Agriculture in Nilo focuses on crops such as coffee, bananas, mangoes, oranges, tangerines, soursop, papayas, and corn.

== Politics ==
Mayors elected by popular vote

- 1992 - 1994 | Félix Amado Amado | Colombian Liberal Party
- 1995 - 1997 | Carlos Julio Ricardo Martínez | Colombian Liberal Party | A continuing progress
- 1998 - 2000 | Félix Amado Amado | Colombian Liberal Party
- 2001 - 2003 | Carlos Julio Ricardo Martínez | Colombian Liberal Party | United for Nilo
- 2004 - 2007 | Carlos Herman Vargas Torres | Independent Civic Movement | Administration and progress for all
- 2008 - 2011 | Freddy Alberto Amado Angulo | Social National Unity Party (Party of the U) | Because Nilo is all of us
- 2012 - 2015 | Ramiro Hernández Vanégas | Colombian Liberal Party | Government with social projection
- 2016 - 2019 | Juan Carlos Martín Caviedes | Colombian Liberal Party | Commitment with responsibility
- 2020 - 2023 | Freddy Alberto Amado Angulo | Social National Unity Party (Party of the U) | Because Nilo is all of us

== Places of Interest ==
The main economic activity of the city is tourism, which comes from Bogotá and foreign visitors.
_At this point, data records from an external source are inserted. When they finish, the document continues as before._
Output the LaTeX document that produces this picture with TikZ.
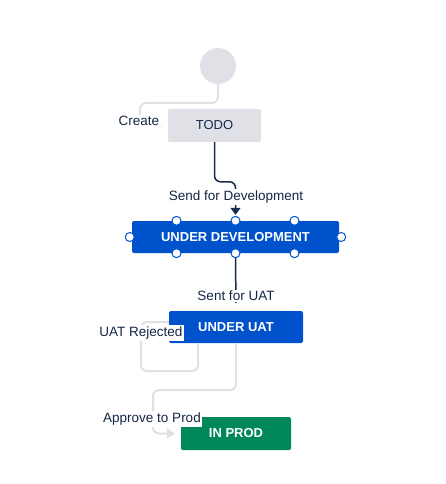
\documentclass[tikz,border=0pt]{standalone}
\usepackage{fontspec}
\setmainfont{Liberation Sans}
\usetikzlibrary{arrows.meta}
\definecolor{jgray}{HTML}{DFE1E6}
\definecolor{jblue}{HTML}{0052CC}
\definecolor{jgreen}{HTML}{00875A}
\definecolor{jdark}{HTML}{172B4D}

\begin{document}
\begin{tikzpicture}[x=1pt,y=-1pt]
    \tikzstyle{status}=[rectangle, rounded corners=2pt, minimum height=33pt, font=\fontsize{13}{15}\selectfont\bfseries, text=white]
    \tikzstyle{trans}=[fill=white, inner sep=1.5pt, text=jdark!90!black, font=\fontsize{13.5}{16}\selectfont]
    \tikzstyle{handle}=[circle, draw=jblue, fill=white, line width=1pt, minimum size=9pt, inner sep=0pt]
    \tikzstyle{grayline}=[draw=jgray, line width=2pt, rounded corners=6pt]
    \tikzstyle{darkline}=[draw=jdark, line width=1.5pt, rounded corners=6pt]

    \useasboundingbox (0,0) rectangle (445,484);

    \node[circle, fill=jgray, minimum size=36pt, inner sep=0pt] (start) at (218,66) {};
    \node[status, fill=jgray, text=jdark, font=\fontsize{13}{15}\selectfont, minimum width=93pt] (todo) at (214.5,125.5) {TODO};
    \node[status, fill=jblue, minimum width=207pt, minimum height=32pt] (undev) at (235.5,237) {UNDER DEVELOPMENT};
    \node[status, fill=jblue, minimum width=134pt, minimum height=32pt] (uat) at (236,327) {UNDER UAT};
    \node[status, fill=jgreen, minimum width=110pt] (prod) at (236,433.5) {IN PROD};

    \draw[grayline] (start.south) |- (140,103) -- (140,126) -- ([xshift=-6pt]todo.west);
    \draw[darkline, -{Triangle[width=10pt,length=7pt]}, shorten >=6pt] (todo.south) |- ([yshift=39pt]undev.north) -- (undev.north);
    \draw[darkline, shorten >=8pt] (undev.south) -- (uat.north);
    \draw[grayline] ([xshift=-38pt]uat.south) |- (141,371) |- ([yshift=5pt]uat.west);
    \draw[grayline, -{Triangle[width=10pt,length=8pt]}, shorten >=6pt] (uat.south) |- (153,390) |- (prod.west);

    \foreach \side in {north, south}
        \foreach \dx in {-59, 0, 59}
            \node[handle] (h-\side\dx) at ([xshift=\dx pt]undev.\side) {};
    \node[handle] (h-west) at ([xshift=-2pt]undev.west) {};
    \node[handle] (h-east) at ([xshift=2pt]undev.east) {};

    \node[trans] (create) at (139,121) {Create};
    \node[trans] (senddev) at (236,197) {Send for Development};
    \node[trans] (sentuat) at (236,296) {Sent for UAT};
    \node[trans] (rejected) at (141,333) {UAT Rejected};
    \node[trans] (approve) at (152,419) {Approve to Prod};
\end{tikzpicture}
\end{document}
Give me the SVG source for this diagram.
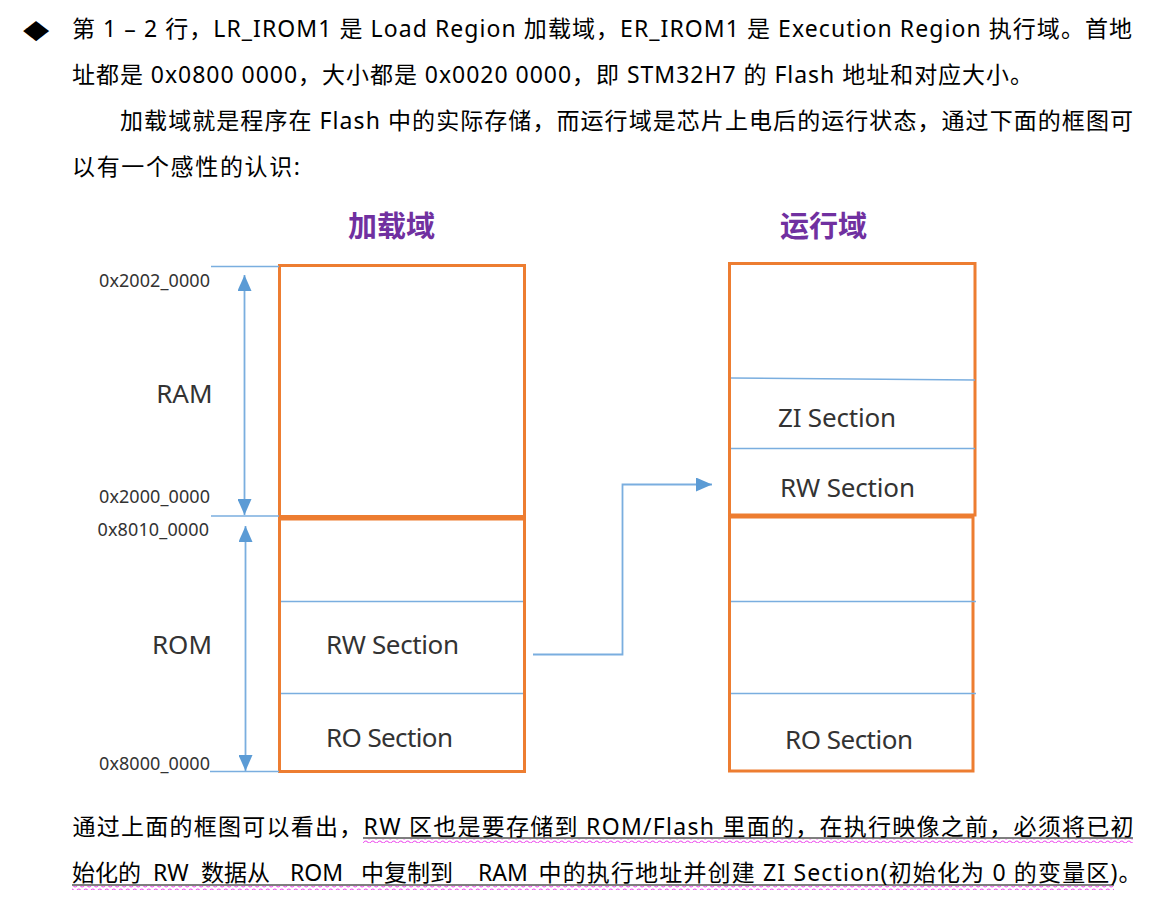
<svg xmlns="http://www.w3.org/2000/svg" width="1171" height="901" viewBox="0 0 1171 901">
  <style>
    .body { font-family: "Noto Sans", "Noto Sans CJK SC", sans-serif; font-size: 23px; fill: #000; }
    .bullet { font-family: "DejaVu Sans", sans-serif; font-size: 34px; fill: #000; }
    .title { font-family: "Noto Sans CJK SC", sans-serif; font-size: 29px; font-weight: bold; fill: #7030A0; }
    .lbl { font-family: "Noto Sans", "Liberation Sans", sans-serif; font-size: 26px; fill: #333; }
    .addr { font-family: "Noto Sans", "Liberation Sans", sans-serif; font-size: 18px; fill: #333; }
    .box { fill: #fff; stroke: #ED7D31; stroke-width: 3; }
    .div { stroke: #7AAEDF; stroke-width: 1.6; fill: none; }
    .conn { stroke: #7AAEDF; stroke-width: 1.8; fill: none; }
    .ul { stroke: #000; stroke-width: 1; }
  </style>
  <defs>
    <marker id="ah" viewBox="0 0 16 14" refX="16" refY="7" markerWidth="16" markerHeight="14" markerUnits="userSpaceOnUse" orient="auto-start-reverse">
      <path d="M0,0 L16,7 L0,14 z" fill="#5B9BD5"/>
    </marker>
    <pattern id="wave" x="0" y="0" width="7" height="4" patternUnits="userSpaceOnUse">
      <path d="M0,2 Q1.75,0 3.5,2 T7,2" fill="none" stroke="#EE55EE" stroke-width="1.1"/>
    </pattern>
  </defs>
  <rect width="1171" height="901" fill="#fff"/>

  <g id="text-top">
    <text class="bullet" x="23" y="44" transform="translate(0,4) scale(1,0.78)">◆</text>
    <text class="body" x="72" y="37" textLength="1060" lengthAdjust="spacing">第 1 – 2 行，LR_IROM1 是 Load Region 加载域，ER_IROM1 是 Execution Region 执行域。首地</text>
    <text class="body" x="72" y="83" textLength="961" lengthAdjust="spacing">址都是 0x0800 0000，大小都是 0x0020 0000，即 STM32H7 的 Flash 地址和对应大小。</text>
    <text class="body" x="120" y="129" textLength="1013" lengthAdjust="spacing">加载域就是程序在 Flash 中的实际存储，而运行域是芯片上电后的运行状态，通过下面的框图可</text>
    <text class="body" x="72" y="175" textLength="228" lengthAdjust="spacing">以有一个感性的认识:</text>
  </g>

  <g id="title-load"><text class="title" x="348" y="237">加载域</text></g>
  <g id="title-exec"><text class="title" x="780" y="237">运行域</text></g>

  <g id="load-region">
    <rect id="ram-box" class="box" x="279.5" y="265.5" width="245" height="251"/>
    <rect id="rom-box" class="box" x="279.5" y="519" width="245" height="252.5"/>
    <line class="div" x1="281" y1="601.5" x2="523" y2="601.5"/>
    <line class="div" x1="281" y1="693.5" x2="523" y2="693.5"/>
    <text class="lbl" x="326" y="654" textLength="133" lengthAdjust="spacing">RW Section</text>
    <text class="lbl" x="326" y="747" textLength="127" lengthAdjust="spacing">RO Section</text>
  </g>

  <g id="exec-region">
    <rect id="exec-upper" class="box" x="729.5" y="263.5" width="245.5" height="251.5"/>
    <rect id="exec-lower" class="box" x="729.5" y="517" width="243.5" height="254"/>
    <line class="div" x1="731" y1="378" x2="975" y2="380"/>
    <line class="div" x1="731" y1="448.5" x2="975" y2="448.5"/>
    <line class="div" x1="731" y1="601.5" x2="976" y2="601.5"/>
    <line class="div" x1="731" y1="693.5" x2="976" y2="693.5"/>
    <text class="lbl" x="778" y="427" textLength="118" lengthAdjust="spacing">ZI Section</text>
    <text class="lbl" x="780" y="497" textLength="135" lengthAdjust="spacing">RW Section</text>
    <text class="lbl" x="785" y="749" textLength="128" lengthAdjust="spacing">RO Section</text>
  </g>

  <g id="ram-scale">
    <line class="div" x1="211" y1="266.5" x2="279" y2="266.5"/>
    <line class="div" x1="211" y1="516" x2="279" y2="516"/>
    <text class="addr" x="99" y="287" textLength="111" lengthAdjust="spacing">0x2002_0000</text>
    <text class="addr" x="99" y="503" textLength="111" lengthAdjust="spacing">0x2000_0000</text>
    <text class="lbl" x="212.5" y="402.5" text-anchor="end">RAM</text>
  </g>

  <g id="rom-scale">
    <line class="div" x1="210" y1="771.5" x2="279" y2="771.5"/>
    <text class="addr" x="97.5" y="535.5" textLength="111.5" lengthAdjust="spacing">0x8010_0000</text>
    <text class="addr" x="99" y="769.5" textLength="111" lengthAdjust="spacing">0x8000_0000</text>
    <text class="lbl" x="212" y="653.5" text-anchor="end">ROM</text>
  </g>

  <g id="connectors">
    <line class="conn" x1="244.5" y1="275" x2="244.5" y2="515" marker-start="url(#ah)" marker-end="url(#ah)"/>
    <line class="conn" x1="245.5" y1="526" x2="245.5" y2="771" marker-start="url(#ah)" marker-end="url(#ah)"/>
    <path class="conn" d="M533,654.5 H622.5 V484.5 H712" marker-end="url(#ah)"/>
  </g>

  <g id="text-bottom">
    <text class="body" x="72.5" y="835" textLength="1061" lengthAdjust="spacing">通过上面的框图可以看出，RW 区也是要存储到 ROM/Flash 里面的，在执行映像之前，必须将已初</text>
    <line class="ul" x1="363" y1="838" x2="1133" y2="838"/>
    <rect x="363" y="839" width="770" height="4" fill="url(#wave)"/>
    <text class="body" y="881"><tspan x="72">始化的</tspan><tspan x="153">RW</tspan><tspan x="201">数据从</tspan><tspan x="290">ROM</tspan><tspan x="361">中复制到</tspan><tspan x="478">RAM</tspan><tspan x="538.5" textLength="603" lengthAdjust="spacing">中的执行地址并创建 ZI Section(初始化为 0 的变量区)。</tspan></text>
    <line class="ul" x1="72" y1="885" x2="1114" y2="885"/>
    <rect x="72" y="886" width="1042" height="4" fill="url(#wave)"/>
  </g>
</svg>
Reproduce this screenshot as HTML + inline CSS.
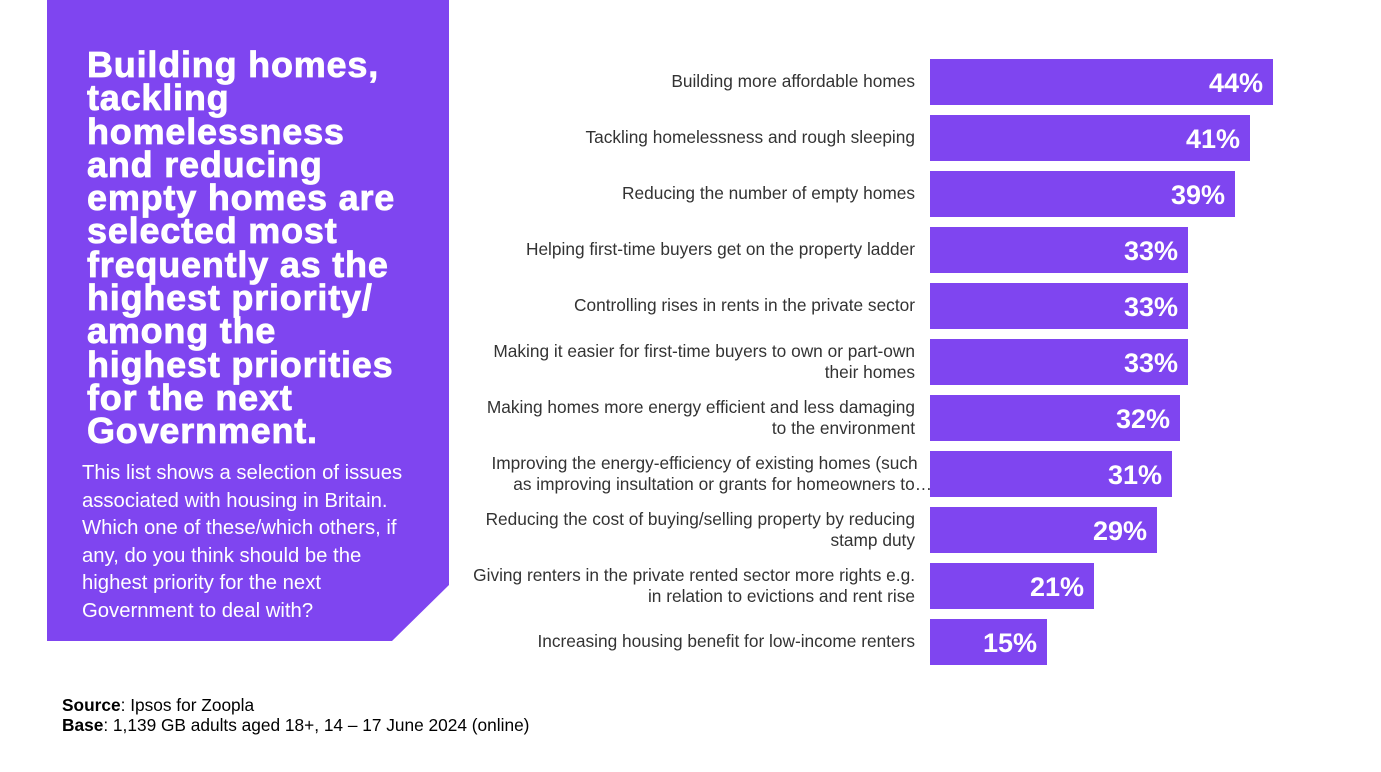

- Piscilago: A theme and water park located 106 km from Bogotá.
- Lagosol: Another large water park.

Within the municipality, there are several important military facilities:

- Tolemaida Military Fort
- Pedro Pascasio Martinez Rojas Professional Soldiers School
- FedeTiro Nilo Shooting Range: The venue for the shooting sport events at the 2019 National Sports Games.

== Festivities ==

- Festival of Folkloric Dances of Alto Magdalena

== Public Services ==

- Electricity: Enel is the company providing electrical service.
- Natural Gas: Alcanos is the distributor and marketer of natural gas in the municipality.